F. Pereira da Nóbrega |
Rua da vida
Cidades deveriam não ter nomes de ruas, números de casas. Eles são feitos para a matéria. E a vida
humana, já dizia Hegel, é manifestação do espírito. Números são feitos para o que se pode contar, medir,
pesar. Vida é qualidade, não se pesa em quilos, não se mede em metros.
Ruas e casas são palcos de manifestação da vida. Numere carros, com suas placas. Isso pega mal nos
lares. Será tudo menos frio, mais humano, quando aí lermos palavras, não algarismos.
Imagine uma cidade, em cada casa tendo, em vez de números, poucas palavras, contando a vida de
quem ali mora. Vou entrando na rua - parece que estou vendo! - vou lendo nas casas inscrições assim:
- Aqui, Mariana que amou marinheiro. Nos olhos dela, maré enchente! No coração dele, maré vazante!
- Não entre. Aqui ninguém vive. Todos se odeiam.
- Aqui, Felizardo. É deputado. O nome já diz.
- Aqui nasci, me criei. Esta casa me é feita de tijolo e saudade.
- Aqui, Aninha, infeliz com os dois maridos. O primeiro a largou. O segundo não a larga.

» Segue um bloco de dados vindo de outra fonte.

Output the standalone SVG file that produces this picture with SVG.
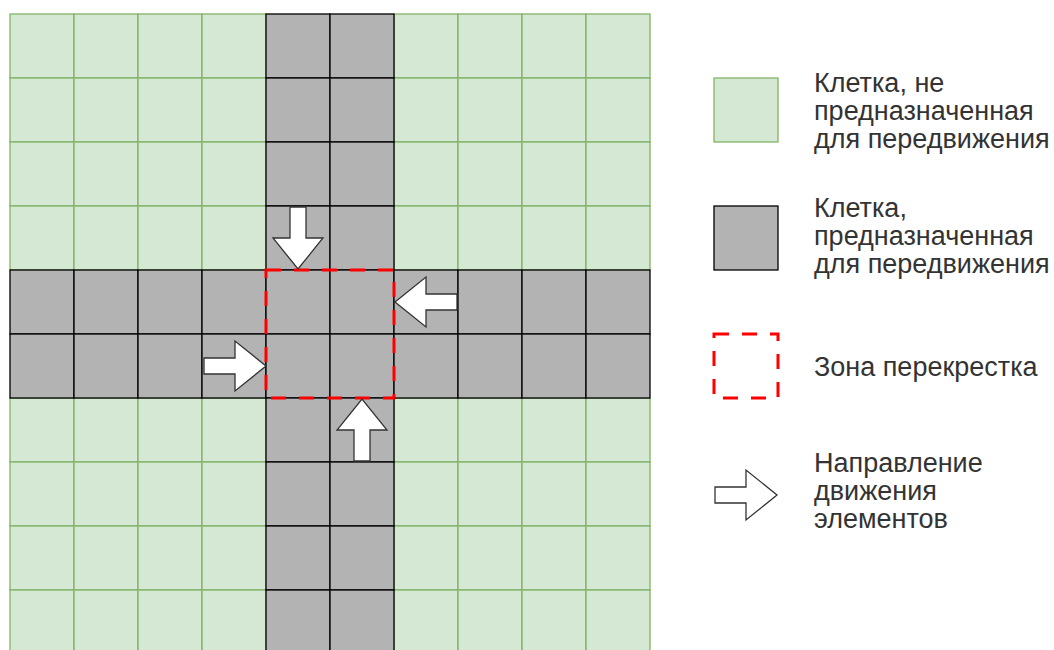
<svg xmlns="http://www.w3.org/2000/svg" xmlns:xlink="http://www.w3.org/1999/xlink" width="1054" height="650" viewBox="0 0 1054 650">
<style>
.g{fill:#d5e8d4;stroke:#82b366;stroke-width:1.3}
.r{fill:#b3b3b3;stroke:#000;stroke-width:1.3}
.zone{fill:none;stroke:#ff0000;stroke-width:3;stroke-dasharray:15 13}
.arr{fill:#fff;stroke:#333;stroke-width:1.3;stroke-linejoin:miter}
.t{font-family:"Liberation Sans",Arial,sans-serif;font-size:27px;fill:#333}
</style>
<defs>
<path id="arrow" d="M0,-8 H31 V-25 L62,0 L31,25 V8 H0 Z"/>
</defs>
<rect width="1054" height="650" fill="#fff"/>
<g id="green-cells">
<rect class="g" x="10" y="14" width="64" height="64"/><rect class="g" x="74" y="14" width="64" height="64"/><rect class="g" x="138" y="14" width="64" height="64"/><rect class="g" x="202" y="14" width="64" height="64"/><rect class="g" x="394" y="14" width="64" height="64"/><rect class="g" x="458" y="14" width="64" height="64"/><rect class="g" x="522" y="14" width="64" height="64"/><rect class="g" x="586" y="14" width="64" height="64"/>
<rect class="g" x="10" y="78" width="64" height="64"/><rect class="g" x="74" y="78" width="64" height="64"/><rect class="g" x="138" y="78" width="64" height="64"/><rect class="g" x="202" y="78" width="64" height="64"/><rect class="g" x="394" y="78" width="64" height="64"/><rect class="g" x="458" y="78" width="64" height="64"/><rect class="g" x="522" y="78" width="64" height="64"/><rect class="g" x="586" y="78" width="64" height="64"/>
<rect class="g" x="10" y="142" width="64" height="64"/><rect class="g" x="74" y="142" width="64" height="64"/><rect class="g" x="138" y="142" width="64" height="64"/><rect class="g" x="202" y="142" width="64" height="64"/><rect class="g" x="394" y="142" width="64" height="64"/><rect class="g" x="458" y="142" width="64" height="64"/><rect class="g" x="522" y="142" width="64" height="64"/><rect class="g" x="586" y="142" width="64" height="64"/>
<rect class="g" x="10" y="206" width="64" height="64"/><rect class="g" x="74" y="206" width="64" height="64"/><rect class="g" x="138" y="206" width="64" height="64"/><rect class="g" x="202" y="206" width="64" height="64"/><rect class="g" x="394" y="206" width="64" height="64"/><rect class="g" x="458" y="206" width="64" height="64"/><rect class="g" x="522" y="206" width="64" height="64"/><rect class="g" x="586" y="206" width="64" height="64"/>
<rect class="g" x="10" y="398" width="64" height="64"/><rect class="g" x="74" y="398" width="64" height="64"/><rect class="g" x="138" y="398" width="64" height="64"/><rect class="g" x="202" y="398" width="64" height="64"/><rect class="g" x="394" y="398" width="64" height="64"/><rect class="g" x="458" y="398" width="64" height="64"/><rect class="g" x="522" y="398" width="64" height="64"/><rect class="g" x="586" y="398" width="64" height="64"/>
<rect class="g" x="10" y="462" width="64" height="64"/><rect class="g" x="74" y="462" width="64" height="64"/><rect class="g" x="138" y="462" width="64" height="64"/><rect class="g" x="202" y="462" width="64" height="64"/><rect class="g" x="394" y="462" width="64" height="64"/><rect class="g" x="458" y="462" width="64" height="64"/><rect class="g" x="522" y="462" width="64" height="64"/><rect class="g" x="586" y="462" width="64" height="64"/>
<rect class="g" x="10" y="526" width="64" height="64"/><rect class="g" x="74" y="526" width="64" height="64"/><rect class="g" x="138" y="526" width="64" height="64"/><rect class="g" x="202" y="526" width="64" height="64"/><rect class="g" x="394" y="526" width="64" height="64"/><rect class="g" x="458" y="526" width="64" height="64"/><rect class="g" x="522" y="526" width="64" height="64"/><rect class="g" x="586" y="526" width="64" height="64"/>
<rect class="g" x="10" y="590" width="64" height="64"/><rect class="g" x="74" y="590" width="64" height="64"/><rect class="g" x="138" y="590" width="64" height="64"/><rect class="g" x="202" y="590" width="64" height="64"/><rect class="g" x="394" y="590" width="64" height="64"/><rect class="g" x="458" y="590" width="64" height="64"/><rect class="g" x="522" y="590" width="64" height="64"/><rect class="g" x="586" y="590" width="64" height="64"/>
</g>
<g id="road-cells">
<rect class="r" x="266" y="14" width="64" height="64"/><rect class="r" x="330" y="14" width="64" height="64"/>
<rect class="r" x="266" y="78" width="64" height="64"/><rect class="r" x="330" y="78" width="64" height="64"/>
<rect class="r" x="266" y="142" width="64" height="64"/><rect class="r" x="330" y="142" width="64" height="64"/>
<rect class="r" x="266" y="206" width="64" height="64"/><rect class="r" x="330" y="206" width="64" height="64"/>
<rect class="r" x="10" y="270" width="64" height="64"/><rect class="r" x="74" y="270" width="64" height="64"/><rect class="r" x="138" y="270" width="64" height="64"/><rect class="r" x="202" y="270" width="64" height="64"/><rect class="r" x="266" y="270" width="64" height="64"/><rect class="r" x="330" y="270" width="64" height="64"/><rect class="r" x="394" y="270" width="64" height="64"/><rect class="r" x="458" y="270" width="64" height="64"/><rect class="r" x="522" y="270" width="64" height="64"/><rect class="r" x="586" y="270" width="64" height="64"/>
<rect class="r" x="10" y="334" width="64" height="64"/><rect class="r" x="74" y="334" width="64" height="64"/><rect class="r" x="138" y="334" width="64" height="64"/><rect class="r" x="202" y="334" width="64" height="64"/><rect class="r" x="266" y="334" width="64" height="64"/><rect class="r" x="330" y="334" width="64" height="64"/><rect class="r" x="394" y="334" width="64" height="64"/><rect class="r" x="458" y="334" width="64" height="64"/><rect class="r" x="522" y="334" width="64" height="64"/><rect class="r" x="586" y="334" width="64" height="64"/>
<rect class="r" x="266" y="398" width="64" height="64"/><rect class="r" x="330" y="398" width="64" height="64"/>
<rect class="r" x="266" y="462" width="64" height="64"/><rect class="r" x="330" y="462" width="64" height="64"/>
<rect class="r" x="266" y="526" width="64" height="64"/><rect class="r" x="330" y="526" width="64" height="64"/>
<rect class="r" x="266" y="590" width="64" height="64"/><rect class="r" x="330" y="590" width="64" height="64"/>
</g>
<g id="intersection-zone">
<rect class="zone" x="266" y="270" width="128" height="128"/>
</g>
<g id="arrow-down"><use xlink:href="#arrow" class="arr" transform="translate(298,207) rotate(90)"/></g>
<g id="arrow-left"><use xlink:href="#arrow" class="arr" transform="translate(457,302) rotate(180)"/></g>
<g id="arrow-right"><use xlink:href="#arrow" class="arr" transform="translate(204,366)"/></g>
<g id="arrow-up"><use xlink:href="#arrow" class="arr" transform="translate(362,461) rotate(-90)"/></g>
<g id="legend-green">
<rect class="g" x="714" y="78" width="64" height="64"/>
<text class="t" x="814" y="92">Клетка, не</text>
<text class="t" x="814" y="120">предназначенная</text>
<text class="t" x="814" y="148">для передвижения</text>
</g>
<g id="legend-road">
<rect class="r" x="714" y="206" width="64" height="64"/>
<text class="t" x="814" y="217">Клетка,</text>
<text class="t" x="814" y="245">предназначенная</text>
<text class="t" x="814" y="273">для передвижения</text>
</g>
<g id="legend-zone">
<rect class="zone" x="714" y="334" width="64" height="64"/>
<text class="t" x="814" y="376">Зона перекрестка</text>
</g>
<g id="legend-arrow">
<use xlink:href="#arrow" class="arr" transform="translate(715,495)"/>
<text class="t" x="814" y="472">Направление</text>
<text class="t" x="814" y="500">движения</text>
<text class="t" x="814" y="528">элементов</text>
</g>
</svg>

- Aqui, Karina, a filha única. No seio da mãe passou meses, anos no seu colo, a vida inteira no seu
coração.
- Aqui, o ceguinho que arranjou um amor. Tem medo de voltar a ver... que ela não mais o ama.
- Aqui Eva Ciumenta. Toda noite reconta as costelas do marido. Cada uma a menos seria outra Eva a
mais.
As esquinas das ruas, para variar, poderiam ter quadrinhas, como estas:
- Fiquei tristonho sem ela / ficou risonha sem mim / melhor eu triste que ela / ser triste junto de mim.
O pai que tivesse sua filha encalhada poderia arriscar também uma quadrinha:
-Aqui, Paula. Não se casa / Ninguém sabe seu porquê. Pense, entre, fale, ouça / quem espera por você.
Nossas ruas, com nomes de pessoas, lembram cemitérios. Lei proíbe nelas nomes dos vivos. Pense em
Rua da Saudade, Praça dos Namorados, Esplanada da Lua Azul.
Se concorda com minha idéia escreva-me para Rua da Vida, Esquina da Quadrinha.